* [REQUIREMENT]:
Scan the lines below for the word "this". Copy each line you find it in.

╔══

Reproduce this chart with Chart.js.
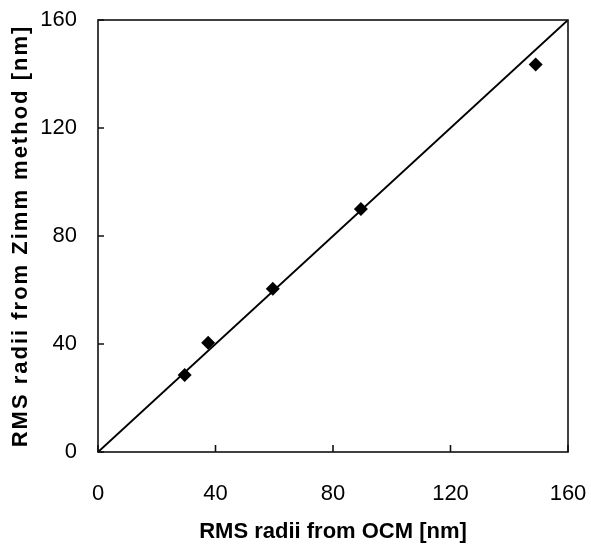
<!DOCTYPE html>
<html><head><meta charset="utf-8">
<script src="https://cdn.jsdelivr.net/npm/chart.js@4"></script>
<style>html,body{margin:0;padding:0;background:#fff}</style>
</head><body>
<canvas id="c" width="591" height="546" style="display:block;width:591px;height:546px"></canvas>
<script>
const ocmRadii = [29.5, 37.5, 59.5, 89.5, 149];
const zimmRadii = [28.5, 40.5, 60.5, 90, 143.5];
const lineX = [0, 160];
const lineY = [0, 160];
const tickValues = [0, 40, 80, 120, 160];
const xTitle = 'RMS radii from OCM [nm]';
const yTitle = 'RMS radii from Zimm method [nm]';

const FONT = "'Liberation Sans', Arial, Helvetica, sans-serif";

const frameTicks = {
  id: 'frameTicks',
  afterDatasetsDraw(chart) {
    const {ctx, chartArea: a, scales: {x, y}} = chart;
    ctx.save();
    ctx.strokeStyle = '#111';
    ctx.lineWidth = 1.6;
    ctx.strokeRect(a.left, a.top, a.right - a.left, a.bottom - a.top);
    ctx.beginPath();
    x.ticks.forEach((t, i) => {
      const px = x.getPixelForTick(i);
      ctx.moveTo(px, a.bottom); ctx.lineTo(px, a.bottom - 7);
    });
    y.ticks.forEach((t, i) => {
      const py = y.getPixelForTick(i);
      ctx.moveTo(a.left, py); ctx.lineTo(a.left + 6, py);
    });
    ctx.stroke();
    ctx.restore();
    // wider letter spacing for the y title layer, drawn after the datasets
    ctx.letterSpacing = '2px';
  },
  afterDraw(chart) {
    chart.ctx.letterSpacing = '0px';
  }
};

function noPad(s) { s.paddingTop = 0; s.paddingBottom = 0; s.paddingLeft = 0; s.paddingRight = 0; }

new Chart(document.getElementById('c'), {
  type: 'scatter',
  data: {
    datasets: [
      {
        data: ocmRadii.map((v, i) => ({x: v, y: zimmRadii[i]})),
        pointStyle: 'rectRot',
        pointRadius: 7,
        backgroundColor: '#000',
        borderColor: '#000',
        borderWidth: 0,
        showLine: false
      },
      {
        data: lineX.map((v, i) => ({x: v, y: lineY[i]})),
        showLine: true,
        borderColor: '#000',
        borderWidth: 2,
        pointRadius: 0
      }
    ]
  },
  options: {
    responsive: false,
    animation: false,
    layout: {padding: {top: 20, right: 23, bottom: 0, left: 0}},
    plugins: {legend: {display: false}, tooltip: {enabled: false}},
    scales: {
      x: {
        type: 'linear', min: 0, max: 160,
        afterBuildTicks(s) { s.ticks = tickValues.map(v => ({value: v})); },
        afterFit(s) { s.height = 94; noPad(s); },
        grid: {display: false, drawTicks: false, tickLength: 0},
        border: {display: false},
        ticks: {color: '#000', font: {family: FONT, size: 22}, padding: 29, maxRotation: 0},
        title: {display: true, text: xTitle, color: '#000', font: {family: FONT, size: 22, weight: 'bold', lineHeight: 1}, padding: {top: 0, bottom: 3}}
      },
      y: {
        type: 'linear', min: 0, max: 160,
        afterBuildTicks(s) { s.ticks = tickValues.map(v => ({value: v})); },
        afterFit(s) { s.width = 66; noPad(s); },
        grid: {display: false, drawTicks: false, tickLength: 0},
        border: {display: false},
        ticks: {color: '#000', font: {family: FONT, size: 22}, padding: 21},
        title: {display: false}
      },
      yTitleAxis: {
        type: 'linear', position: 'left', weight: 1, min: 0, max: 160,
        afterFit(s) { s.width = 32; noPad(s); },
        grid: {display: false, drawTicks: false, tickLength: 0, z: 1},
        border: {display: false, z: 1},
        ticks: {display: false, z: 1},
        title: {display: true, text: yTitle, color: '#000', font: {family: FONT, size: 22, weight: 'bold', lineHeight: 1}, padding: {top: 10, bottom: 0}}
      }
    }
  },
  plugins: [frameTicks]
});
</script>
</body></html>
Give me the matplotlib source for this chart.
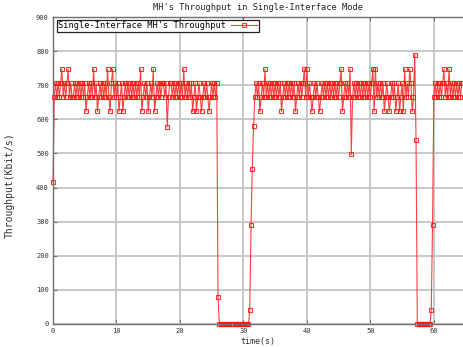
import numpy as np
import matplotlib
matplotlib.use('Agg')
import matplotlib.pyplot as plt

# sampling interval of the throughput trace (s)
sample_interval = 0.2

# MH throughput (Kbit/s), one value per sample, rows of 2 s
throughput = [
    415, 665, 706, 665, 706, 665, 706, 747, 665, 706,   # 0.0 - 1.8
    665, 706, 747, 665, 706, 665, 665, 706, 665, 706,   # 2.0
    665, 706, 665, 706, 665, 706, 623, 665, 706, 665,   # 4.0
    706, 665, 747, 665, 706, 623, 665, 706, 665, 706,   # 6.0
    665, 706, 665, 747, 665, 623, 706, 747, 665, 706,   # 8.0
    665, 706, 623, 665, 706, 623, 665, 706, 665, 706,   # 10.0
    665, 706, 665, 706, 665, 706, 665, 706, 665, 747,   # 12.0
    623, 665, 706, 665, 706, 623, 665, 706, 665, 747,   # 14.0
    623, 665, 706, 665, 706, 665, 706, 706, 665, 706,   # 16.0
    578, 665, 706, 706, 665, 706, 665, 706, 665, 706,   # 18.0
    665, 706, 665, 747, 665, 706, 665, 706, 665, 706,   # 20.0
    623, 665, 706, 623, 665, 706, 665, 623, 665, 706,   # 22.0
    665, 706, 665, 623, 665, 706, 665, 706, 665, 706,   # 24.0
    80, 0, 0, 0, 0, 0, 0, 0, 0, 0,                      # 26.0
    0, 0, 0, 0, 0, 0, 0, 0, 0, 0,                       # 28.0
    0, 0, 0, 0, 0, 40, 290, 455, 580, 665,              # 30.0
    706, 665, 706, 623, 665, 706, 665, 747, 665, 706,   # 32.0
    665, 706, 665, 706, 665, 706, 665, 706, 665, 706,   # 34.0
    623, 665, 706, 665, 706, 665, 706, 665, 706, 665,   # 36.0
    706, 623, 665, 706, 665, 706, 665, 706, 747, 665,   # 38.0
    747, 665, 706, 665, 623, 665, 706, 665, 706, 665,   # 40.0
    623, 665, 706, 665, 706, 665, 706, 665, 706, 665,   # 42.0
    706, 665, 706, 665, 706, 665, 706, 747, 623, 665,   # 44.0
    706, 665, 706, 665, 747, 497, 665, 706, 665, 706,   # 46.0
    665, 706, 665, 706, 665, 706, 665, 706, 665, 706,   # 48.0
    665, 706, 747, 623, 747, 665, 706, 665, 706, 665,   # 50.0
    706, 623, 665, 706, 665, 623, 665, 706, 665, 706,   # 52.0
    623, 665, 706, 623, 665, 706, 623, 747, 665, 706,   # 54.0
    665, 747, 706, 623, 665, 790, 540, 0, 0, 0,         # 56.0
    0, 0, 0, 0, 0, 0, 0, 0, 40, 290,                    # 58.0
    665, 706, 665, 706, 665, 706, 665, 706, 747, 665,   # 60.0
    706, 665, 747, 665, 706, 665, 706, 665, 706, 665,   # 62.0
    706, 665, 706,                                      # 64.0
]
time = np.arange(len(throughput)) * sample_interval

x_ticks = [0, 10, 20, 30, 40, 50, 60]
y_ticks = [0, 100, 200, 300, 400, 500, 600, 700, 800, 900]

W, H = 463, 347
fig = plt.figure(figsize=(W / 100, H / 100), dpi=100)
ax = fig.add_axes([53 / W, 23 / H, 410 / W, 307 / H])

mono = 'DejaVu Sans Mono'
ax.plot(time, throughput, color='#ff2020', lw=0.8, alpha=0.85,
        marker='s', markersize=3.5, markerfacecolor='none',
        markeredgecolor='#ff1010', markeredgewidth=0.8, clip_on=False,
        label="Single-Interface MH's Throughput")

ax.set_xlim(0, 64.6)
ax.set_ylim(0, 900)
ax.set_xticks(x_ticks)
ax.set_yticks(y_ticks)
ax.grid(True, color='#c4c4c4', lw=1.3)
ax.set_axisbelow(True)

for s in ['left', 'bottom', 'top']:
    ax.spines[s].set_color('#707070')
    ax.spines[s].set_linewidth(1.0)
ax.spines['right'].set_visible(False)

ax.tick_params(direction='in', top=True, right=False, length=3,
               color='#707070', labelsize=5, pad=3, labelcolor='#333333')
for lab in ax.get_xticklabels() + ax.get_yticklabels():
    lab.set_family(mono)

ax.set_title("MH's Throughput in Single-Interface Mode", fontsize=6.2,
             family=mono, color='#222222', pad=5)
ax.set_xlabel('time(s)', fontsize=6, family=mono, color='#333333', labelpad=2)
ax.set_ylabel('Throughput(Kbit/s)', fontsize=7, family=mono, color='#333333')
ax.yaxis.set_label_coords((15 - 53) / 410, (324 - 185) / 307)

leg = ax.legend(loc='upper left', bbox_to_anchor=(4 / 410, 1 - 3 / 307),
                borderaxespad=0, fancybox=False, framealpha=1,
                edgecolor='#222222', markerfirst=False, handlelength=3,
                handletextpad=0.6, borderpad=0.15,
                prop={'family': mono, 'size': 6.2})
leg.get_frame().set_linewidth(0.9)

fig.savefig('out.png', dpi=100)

╚══

* [TASK RESULT]:
Reproduce this chart with Chart.js.
Give me the matplotlib source for this chart.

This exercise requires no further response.